-- Begin Supplied material --

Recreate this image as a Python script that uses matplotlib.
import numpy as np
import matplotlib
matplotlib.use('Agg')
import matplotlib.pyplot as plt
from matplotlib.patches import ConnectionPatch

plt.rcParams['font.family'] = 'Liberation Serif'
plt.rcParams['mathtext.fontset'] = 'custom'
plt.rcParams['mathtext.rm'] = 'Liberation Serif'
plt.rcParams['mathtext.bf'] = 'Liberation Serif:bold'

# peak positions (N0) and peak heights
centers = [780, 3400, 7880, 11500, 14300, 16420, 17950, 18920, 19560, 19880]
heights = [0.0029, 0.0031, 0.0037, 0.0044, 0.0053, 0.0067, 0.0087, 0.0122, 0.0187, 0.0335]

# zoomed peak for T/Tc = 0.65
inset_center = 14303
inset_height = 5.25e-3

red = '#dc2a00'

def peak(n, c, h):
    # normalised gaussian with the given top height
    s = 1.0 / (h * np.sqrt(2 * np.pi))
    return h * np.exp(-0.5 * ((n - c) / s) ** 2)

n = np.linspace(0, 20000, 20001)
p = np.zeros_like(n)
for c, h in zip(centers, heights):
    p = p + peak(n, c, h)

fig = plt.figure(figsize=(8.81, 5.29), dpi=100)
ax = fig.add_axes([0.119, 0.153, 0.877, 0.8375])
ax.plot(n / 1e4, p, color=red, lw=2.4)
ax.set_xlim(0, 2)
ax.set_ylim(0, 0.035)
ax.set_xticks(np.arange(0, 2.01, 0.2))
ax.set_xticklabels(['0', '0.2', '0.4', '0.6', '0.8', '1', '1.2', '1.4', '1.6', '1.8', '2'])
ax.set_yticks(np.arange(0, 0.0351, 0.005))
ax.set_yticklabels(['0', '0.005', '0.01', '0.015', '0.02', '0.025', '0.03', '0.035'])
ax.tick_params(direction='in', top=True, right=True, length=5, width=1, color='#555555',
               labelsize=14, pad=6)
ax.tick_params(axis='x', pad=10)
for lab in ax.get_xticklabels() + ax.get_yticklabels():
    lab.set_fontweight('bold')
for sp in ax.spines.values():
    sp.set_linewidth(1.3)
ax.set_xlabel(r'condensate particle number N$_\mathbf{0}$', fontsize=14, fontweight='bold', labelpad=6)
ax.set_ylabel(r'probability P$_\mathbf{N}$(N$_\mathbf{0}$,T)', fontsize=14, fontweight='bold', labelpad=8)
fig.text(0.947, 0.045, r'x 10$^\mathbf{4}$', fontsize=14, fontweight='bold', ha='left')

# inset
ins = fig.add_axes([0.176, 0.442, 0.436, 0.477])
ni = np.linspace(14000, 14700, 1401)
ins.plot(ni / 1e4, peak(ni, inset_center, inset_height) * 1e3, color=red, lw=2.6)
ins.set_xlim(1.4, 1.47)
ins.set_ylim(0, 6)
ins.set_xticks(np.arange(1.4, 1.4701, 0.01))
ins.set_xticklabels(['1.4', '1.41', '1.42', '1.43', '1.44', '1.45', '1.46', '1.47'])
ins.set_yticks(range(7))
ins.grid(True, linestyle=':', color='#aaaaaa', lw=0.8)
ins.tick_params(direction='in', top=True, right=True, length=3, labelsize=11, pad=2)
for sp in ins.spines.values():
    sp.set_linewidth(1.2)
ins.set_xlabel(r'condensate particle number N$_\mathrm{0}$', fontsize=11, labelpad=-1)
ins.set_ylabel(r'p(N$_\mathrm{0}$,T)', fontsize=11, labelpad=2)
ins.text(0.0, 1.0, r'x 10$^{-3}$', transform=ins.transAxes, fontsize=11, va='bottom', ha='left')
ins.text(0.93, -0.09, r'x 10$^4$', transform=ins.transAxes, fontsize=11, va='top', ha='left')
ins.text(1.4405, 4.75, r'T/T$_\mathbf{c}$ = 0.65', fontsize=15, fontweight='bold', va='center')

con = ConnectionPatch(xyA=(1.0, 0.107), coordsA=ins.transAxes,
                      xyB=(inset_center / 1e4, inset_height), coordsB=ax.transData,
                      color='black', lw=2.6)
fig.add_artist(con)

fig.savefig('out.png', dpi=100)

-- End Supplied material --

▸ Exercise
Print only the lines that run from the start of the listing to the line bearing "p = p + peak(n, c, h)"; please keep the first line and that last one, exactly as they appear.

▸ Task response
Recreate this image as a Python script that uses matplotlib.
import numpy as np
import matplotlib
matplotlib.use('Agg')
import matplotlib.pyplot as plt
from matplotlib.patches import ConnectionPatch

plt.rcParams['font.family'] = 'Liberation Serif'
plt.rcParams['mathtext.fontset'] = 'custom'
plt.rcParams['mathtext.rm'] = 'Liberation Serif'
plt.rcParams['mathtext.bf'] = 'Liberation Serif:bold'

# peak positions (N0) and peak heights
centers = [780, 3400, 7880, 11500, 14300, 16420, 17950, 18920, 19560, 19880]
heights = [0.0029, 0.0031, 0.0037, 0.0044, 0.0053, 0.0067, 0.0087, 0.0122, 0.0187, 0.0335]

# zoomed peak for T/Tc = 0.65
inset_center = 14303
inset_height = 5.25e-3

red = '#dc2a00'

def peak(n, c, h):
    # normalised gaussian with the given top height
    s = 1.0 / (h * np.sqrt(2 * np.pi))
    return h * np.exp(-0.5 * ((n - c) / s) ** 2)

n = np.linspace(0, 20000, 20001)
p = np.zeros_like(n)
for c, h in zip(centers, heights):
    p = p + peak(n, c, h)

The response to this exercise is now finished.